In 2021, the 54-year-old was diagnosed with stiff person syndrome, a rare neurological disorder that affects only one in a million people and attacks the muscles, causing spasms, stiffness, breathing problems and chronic pain. Crucially for one of the most famous and technically gifted singers of our time, it affects her voice, which is prone to spasms and changes in range and timbre, exacerbated by a loss of lung power. “My voice was the conductor of my life,” Dion tells the camera in one of her many candid and emotional interviews, speaking slowly and deliberately. “Music… I miss it very much.”

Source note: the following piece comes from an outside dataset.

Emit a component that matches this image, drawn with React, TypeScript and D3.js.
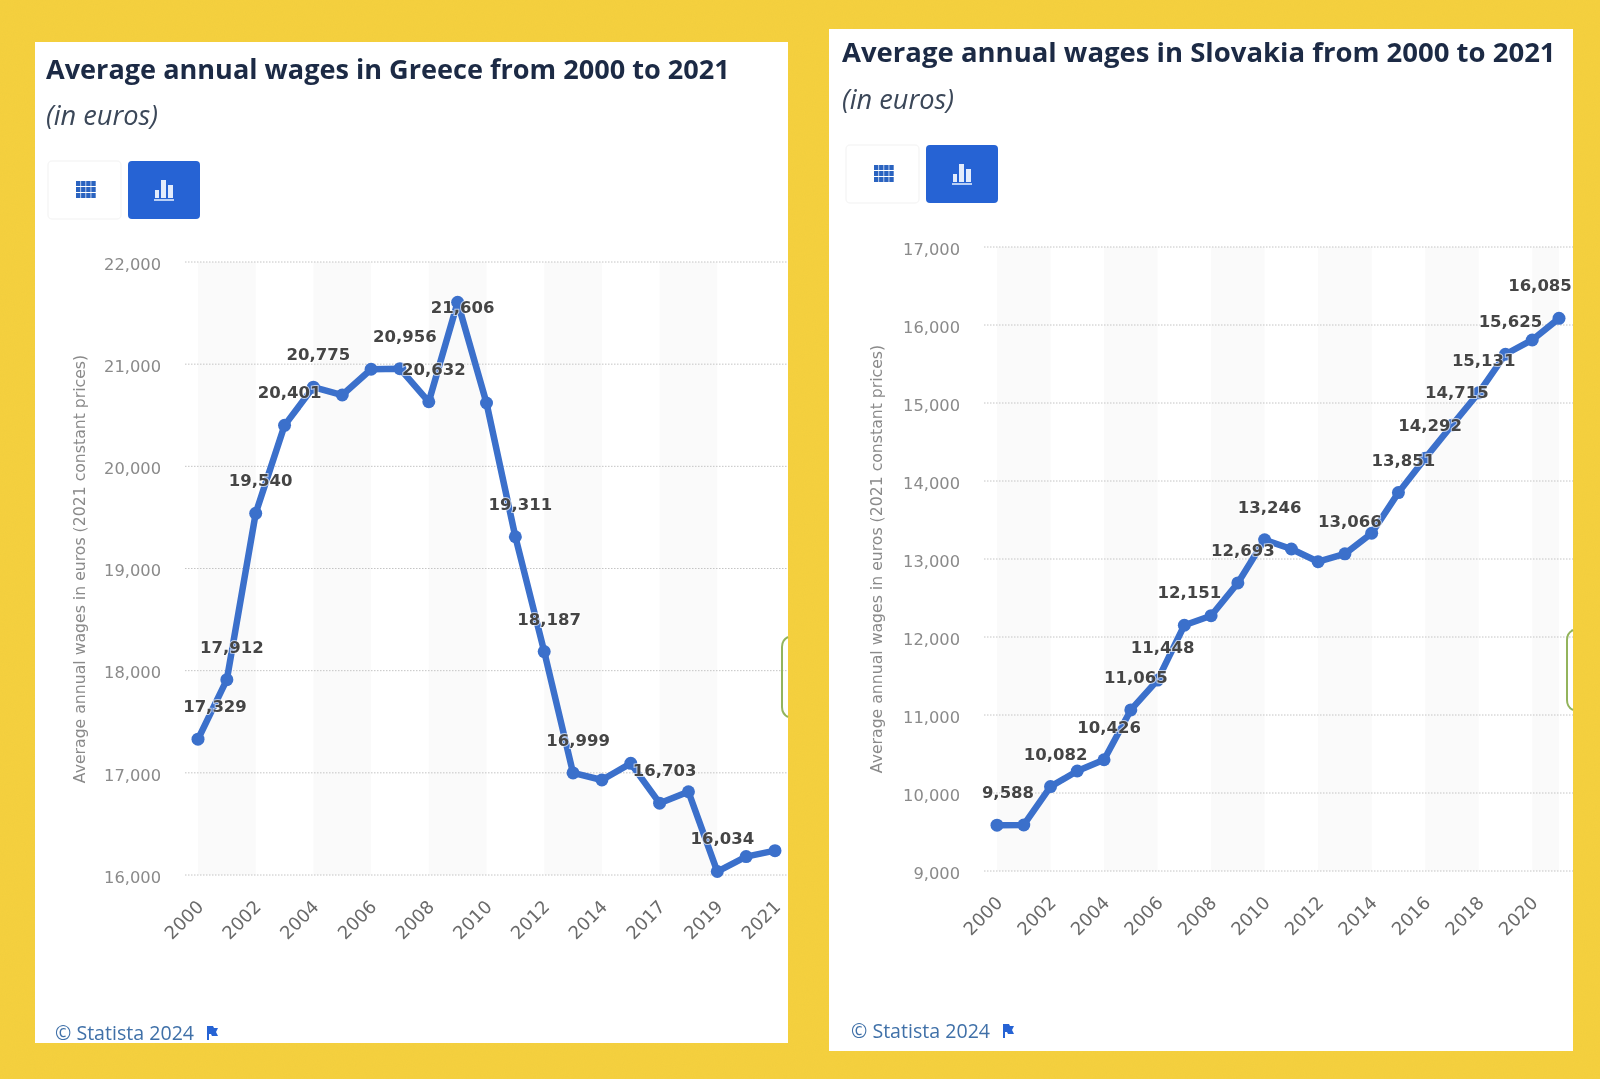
import React, { useEffect, useRef } from 'react';
import * as d3 from 'd3';

const greeceYears = [2000, 2001, 2002, 2003, 2004, 2005, 2006, 2007, 2008, 2009, 2010, 2011, 2012, 2013, 2014, 2015, 2017, 2018, 2019, 2020, 2021];
const greeceWages = [17329, 17912, 19540, 20401, 20775, 20698, 20950, 20956, 20632, 21606, 20620, 19311, 18187, 16999, 16930, 17093, 16703, 16815, 16034, 16180, 16238];
const greeceLabelled = [2000, 2001, 2002, 2003, 2004, 2007, 2008, 2009, 2011, 2012, 2013, 2017, 2019];
const greeceTicks = [16000, 17000, 18000, 19000, 20000, 21000, 22000];

const slovakiaYears = d3.range(2000, 2022);
const slovakiaWages = [9588, 9590, 10082, 10282, 10426, 11065, 11448, 12151, 12273, 12693, 13246, 13128, 12965, 13066, 13330, 13851, 14292, 14715, 15131, 15625, 15808, 16085];
const slovakiaLabelled = [2000, 2002, 2004, 2005, 2006, 2007, 2009, 2010, 2013, 2015, 2016, 2017, 2018, 2019, 2021];
const slovakiaTicks = [9000, 10000, 11000, 12000, 13000, 14000, 15000, 16000, 17000];

const AXIS_FONT = '"DejaVu Sans", sans-serif';
const TITLE_FONT = '"Open Sans", sans-serif';
const BLUE = '#3b6fcb';
const BUTTON_BLUE = '#2563d4';

const panels = [
  {
    title: 'Average annual wages in Greece from 2000 to 2021',
    titleSize: 27.1,
    years: greeceYears,
    wages: greeceWages,
    labelled: greeceLabelled,
    ticks: greeceTicks,
    box: { x: 35, y: 42, w: 753, h: 1001 },
    xRange: [198, 775],
    yRange: [875, 262],
    gridLeft: 185,
    titleBase: 79,
    subBase: 125,
    textX: 46,
    buttonY: 161,
    buttonX: 48,
    axisTitleX: 80,
    axisTitleY: 569,
    footX: 55,
    footBase: 1040,
    firstDx: 17,
    lastDx: 5,
    bracket: 637,
  },
  {
    title: 'Average annual wages in Slovakia from 2000 to 2021',
    titleSize: 27.5,
    years: slovakiaYears,
    wages: slovakiaWages,
    labelled: slovakiaLabelled,
    ticks: slovakiaTicks,
    box: { x: 829, y: 29, w: 744, h: 1022 },
    xRange: [997, 1559],
    yRange: [871, 247],
    gridLeft: 984,
    titleBase: 62,
    subBase: 109,
    textX: 842,
    buttonY: 145,
    buttonX: 846,
    axisTitleX: 877,
    axisTitleY: 559,
    footX: 851,
    footBase: 1038,
    firstDx: 11,
    lastDx: -19,
    bracket: 630,
  },
];

type Panel = (typeof panels)[number];

const drawPanel = (root: d3.Selection<SVGGElement, unknown, null, undefined>, p: Panel) => {
  const g = root.append('g');
  const { box } = p;
  const right = box.x + box.w;

  g.append('rect').attr('x', box.x).attr('y', box.y).attr('width', box.w).attr('height', box.h).attr('fill', '#fff');

  const x = d3.scalePoint<number>().domain(p.years).range(p.xRange as [number, number]);
  const y = d3.scaleLinear().domain(d3.extent(p.ticks) as [number, number]).range(p.yRange);

  // alternating bands, two categories wide, they stop at the last point
  const step = x.step();
  const bandYears = p.years.filter((_, i) => i % 4 === 0);
  g.selectAll('.band')
    .data(bandYears)
    .enter()
    .append('rect')
    .attr('x', (d) => x(d)!)
    .attr('y', y.range()[1])
    .attr('width', (d) => Math.min(step * 2, p.xRange[1] - x(d)!))
    .attr('height', y.range()[0] - y.range()[1])
    .attr('fill', '#fafafa');

  // grid lines
  g.selectAll('.grid')
    .data(p.ticks)
    .enter()
    .append('line')
    .attr('x1', p.gridLeft)
    .attr('x2', right)
    .attr('y1', (d) => y(d))
    .attr('y2', (d) => y(d))
    .attr('stroke', '#c4c4c4')
    .attr('stroke-width', 1)
    .attr('stroke-dasharray', '1.5 1.5');

  // y axis
  const yAxis = g
    .append('g')
    .attr('transform', `translate(${p.gridLeft - 24},2)`)
    .call(d3.axisLeft(y).tickValues(p.ticks).tickFormat(d3.format(',') as any).tickSize(0).tickPadding(0));
  yAxis.select('.domain').remove();
  yAxis
    .selectAll('text')
    .attr('font-family', AXIS_FONT)
    .attr('font-size', 16.3)
    .attr('fill', '#8a8a8a');

  // x axis
  const xAxis = g
    .append('g')
    .attr('transform', `translate(0,${y.range()[0]})`)
    .call(d3.axisBottom(x).tickValues(p.years.filter((_, i) => i % 2 === 0)).tickFormat(d3.format('d') as any).tickSize(0));
  xAxis.select('.domain').remove();
  xAxis
    .selectAll('text')
    .attr('font-family', AXIS_FONT)
    .attr('font-size', 18)
    .attr('fill', '#6b6b6b')
    .attr('text-anchor', 'end')
    .attr('dy', null)
    .attr('y', null)
    .attr('transform', 'translate(6,33) rotate(-45)');

  // y axis title
  g.append('text')
    .attr('transform', `translate(${p.axisTitleX},${p.axisTitleY}) rotate(-90)`)
    .attr('text-anchor', 'middle')
    .attr('dominant-baseline', 'middle')
    .attr('font-family', AXIS_FONT)
    .attr('font-size', 15.7)
    .attr('fill', '#8a8a8a')
    .text('Average annual wages in euros (2021 constant prices)');

  // series
  const points = p.years.map((year, i) => ({ year, value: p.wages[i] }));
  const line = d3
    .line<{ year: number; value: number }>()
    .x((d) => x(d.year)!)
    .y((d) => y(d.value));
  g.append('path')
    .attr('d', line(points)!)
    .attr('fill', 'none')
    .attr('stroke', BLUE)
    .attr('stroke-width', 6.5)
    .attr('stroke-linejoin', 'round');
  g.selectAll('.dot')
    .data(points)
    .enter()
    .append('circle')
    .attr('cx', (d) => x(d.year)!)
    .attr('cy', (d) => y(d.value))
    .attr('r', 6.5)
    .attr('fill', BLUE);

  // value labels, the chart shifts a few of them off the default spot
  const firstYear = p.years[0];
  const lastYear = p.years[p.years.length - 1];
  g.selectAll('.value')
    .data(points.filter((d) => p.labelled.includes(d.year)))
    .enter()
    .append('text')
    .attr('x', (d) => x(d.year)! + (d.year === firstYear ? p.firstDx : d.year === lastYear ? p.lastDx : 5))
    .attr('y', (d) => y(d.value) + (d.value === 21606 ? 5 : -33))
    .attr('dy', '0.36em')
    .attr('text-anchor', 'middle')
    .attr('font-family', AXIS_FONT)
    .attr('font-weight', 700)
    .attr('font-size', 16.5)
    .attr('fill', '#444')
    .attr('stroke', 'rgba(255,255,255,0.65)')
    .attr('stroke-width', 2)
    .attr('paint-order', 'stroke')
    .text((d) => d3.format(',')(d.value));

  // headings
  g.append('text')
    .attr('x', p.textX)
    .attr('y', p.titleBase)
    .attr('font-family', TITLE_FONT)
    .attr('font-weight', 700)
    .attr('font-size', p.titleSize)
    .attr('fill', '#1c2b45')
    .text(p.title);
  g.append('text')
    .attr('x', p.textX)
    .attr('y', p.subBase)
    .attr('font-family', TITLE_FONT)
    .attr('font-style', 'italic')
    .attr('font-size', 27.2)
    .attr('fill', '#3a4658')
    .text('(in euros)');

  // table / chart buttons
  const bx = p.buttonX;
  const by = p.buttonY;
  g.append('rect')
    .attr('x', bx)
    .attr('y', by)
    .attr('width', 73)
    .attr('height', 58)
    .attr('rx', 4)
    .attr('fill', '#fff')
    .attr('stroke', '#f6f6f6')
    .attr('stroke-width', 1.5);
  g.append('rect').attr('x', bx + 80).attr('y', by).attr('width', 72).attr('height', 58).attr('rx', 4).attr('fill', BUTTON_BLUE);

  const cells = d3.cross(d3.range(4), d3.range(3));
  g.selectAll('.cell')
    .data(cells)
    .enter()
    .append('rect')
    .attr('x', (d) => bx + 28 + d[0] * 5.1)
    .attr('y', (d) => by + 20 + d[1] * 6)
    .attr('width', 4.4)
    .attr('height', 5)
    .attr('fill', '#2a63c0');

  const barIcon = [
    { dx: 107, w: 4, h: 8 },
    { dx: 113, w: 5, h: 18 },
    { dx: 120, w: 5, h: 13 },
  ];
  g.selectAll('.bar')
    .data(barIcon)
    .enter()
    .append('rect')
    .attr('x', (d) => bx + d.dx)
    .attr('y', (d) => by + 37 - d.h)
    .attr('width', (d) => d.w)
    .attr('height', (d) => d.h)
    .attr('fill', '#e3ecfc');
  g.append('rect').attr('x', bx + 106).attr('y', by + 38).attr('width', 20).attr('height', 2).attr('fill', '#b9cff5');

  // footer
  g.append('text')
    .attr('x', p.footX)
    .attr('y', p.footBase)
    .attr('font-family', TITLE_FONT)
    .attr('font-size', 19.6)
    .attr('fill', '#3f70a8')
    .text('© Statista 2024');
  const fx = p.footX + 152;
  const fb = p.footBase;
  g.append('path')
    .attr('d', `M${fx},${fb} V${fb - 14} H${fx + 6} L${fx + 7},${fb - 12} H${fx + 11} L${fx + 9},${fb - 8} L${fx + 11},${fb - 4} H${fx + 5} L${fx + 4},${fb - 6} H${fx + 2} V${fb} Z`)
    .attr('fill', BUTTON_BLUE);

  // feedback tab sticking in from the right edge
  const t = p.bracket;
  g.append('path')
    .attr('d', `M${right},${t} Q${right - 6},${t + 3} ${right - 6},${t + 10} V${t + 70} Q${right - 6},${t + 77} ${right},${t + 80}`)
    .attr('fill', 'none')
    .attr('stroke', '#93b45c')
    .attr('stroke-width', 2);
};

const App: React.FC = () => {
  const ref = useRef<SVGSVGElement | null>(null);

  useEffect(() => {
    if (!ref.current) return;
    const svg = d3.select(ref.current);
    svg.selectAll('*').remove();

    const defs = svg.append('defs');
    const noise = defs.append('filter').attr('id', 'paper').attr('x', 0).attr('y', 0).attr('width', '100%').attr('height', '100%');
    noise.append('feTurbulence').attr('type', 'fractalNoise').attr('baseFrequency', 0.9).attr('numOctaves', 2).attr('seed', 4);
    noise.append('feColorMatrix').attr('values', '0 0 0 0 0.75  0 0 0 0 0.55  0 0 0 0 0.05  0 0 0 0.5 -0.12');
    // the source is a soft, re-compressed screenshot
    defs.append('filter').attr('id', 'soft').append('feGaussianBlur').attr('stdDeviation', 0.45);

    svg.append('rect').attr('width', 1600).attr('height', 1079).attr('fill', '#f5d03e');
    svg.append('rect').attr('width', 1600).attr('height', 1079).attr('filter', 'url(#paper)').attr('opacity', 0.5);

    const root = svg.append('g').attr('filter', 'url(#soft)') as unknown as d3.Selection<SVGGElement, unknown, null, undefined>;
    panels.forEach((p) => drawPanel(root, p));
  }, []);

  return <svg ref={ref} width={1600} height={1079} style={{ position: 'absolute', left: 0, top: 0 }}></svg>;
};

export default App;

That’s an understatement. The gravity of her loss permeates the entire film. Stripped of her extraordinary vocal abilities, Dion is seen in the midst of a full-blown existential crisis, trying to figure out who she is if not a singer. Without makeup, with a simple bob in her hair, granny glasses on her nose, and looking much older than the glamorous image usually presented to the public, the star veers dangerously between despair, denial, and defiance that this version of her life and self is over.

The film was shot over a year, in late 2021 and 2022, during the final stages of the Covid pandemic. The star seems disoriented and isolated, living in a sterile, luxurious mansion in the desolate Nevada desert, where he is attended to by masked and taciturn staff. The only other people we really meet are her two spoiled and harmlessly nice twin sons, Eddy and Nelson (both 11 at the time), who are strapped into either VR headsets or immersive video game chairs.